Does Naomi Campbell *Really* Need This Much Photoshop?

The last few times we’ve posted stories calling out magazines or brands for gratuitously using Photoshop, I’ve noticed more and more readers speaking out in defense of the practice. Many of you agree with the Nick Knight statement on airbrushing: “If you want reality, look out the window.”

Clearly Photoshop and the fashion industry aren’t breaking up anytime soon, but I think most of us would agree that there are good and bad ways to use the technique. If you’re airbrushing an image to create an aesthetic effect, that’s one thing, but completely distorting a person’s body so that it better conforms to a boring standard of perfection has nothing to do with creativity. Of course, media producers are always going to use some amount of airbrushing to make images aspirational and to present a fantasy, but shouldn’t there be limits? How much Photoshop is too much Photoshop?

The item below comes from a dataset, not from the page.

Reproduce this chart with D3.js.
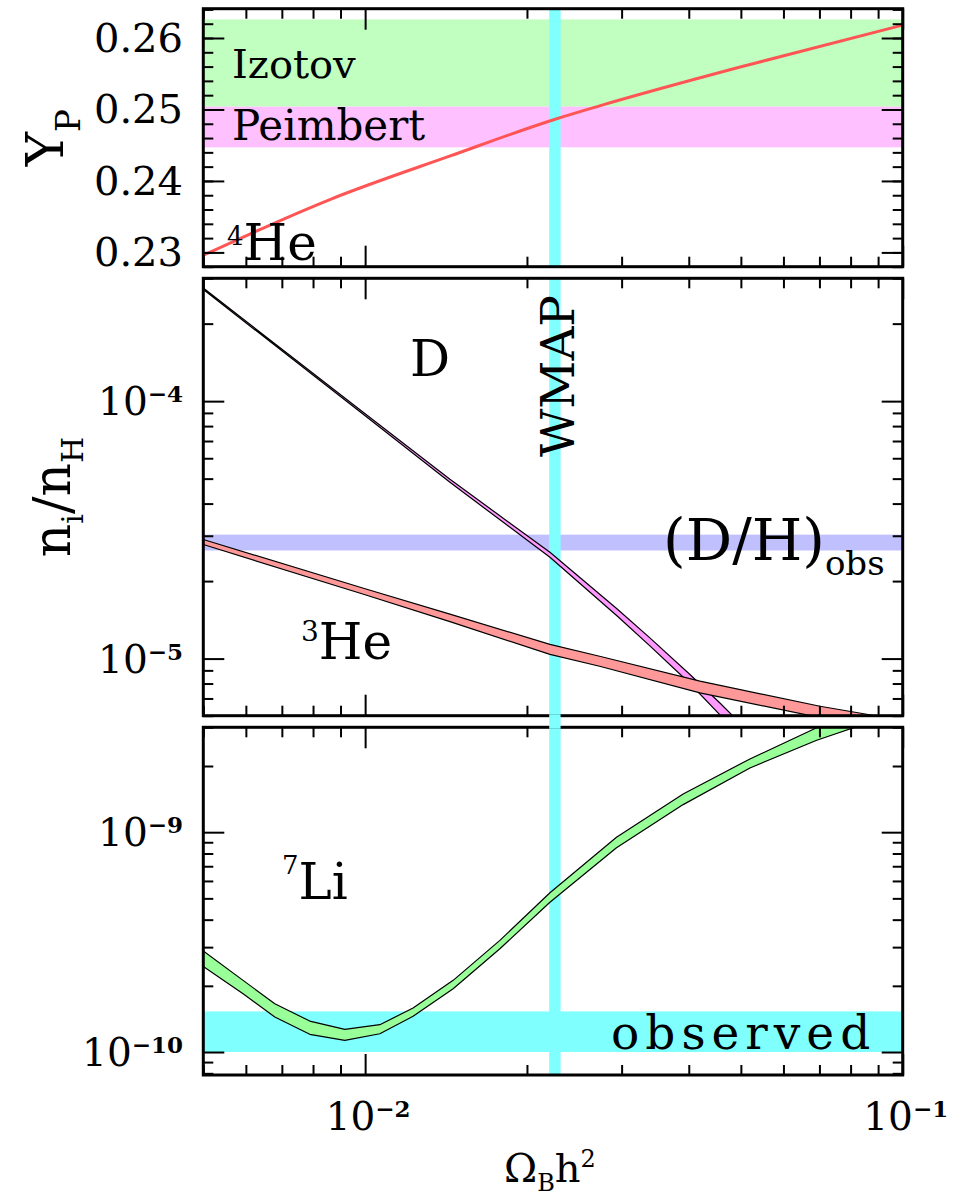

Consider these images of Naomi Campbell, which are from Harper’s Bazaar Vietnam’s June issue. One tFSer called out the one on the right: “They usually Photoshop Naomi a lot in magazines, but I think they went too far with this one.” And indeed, Campbell’s skin glows like plastic and her already-big lips are comically swollen. The supermodel is one of the world’s most beautiful women; does she really need to be made beautiful-er? Do her pixels really need so much smoothing and rearranging?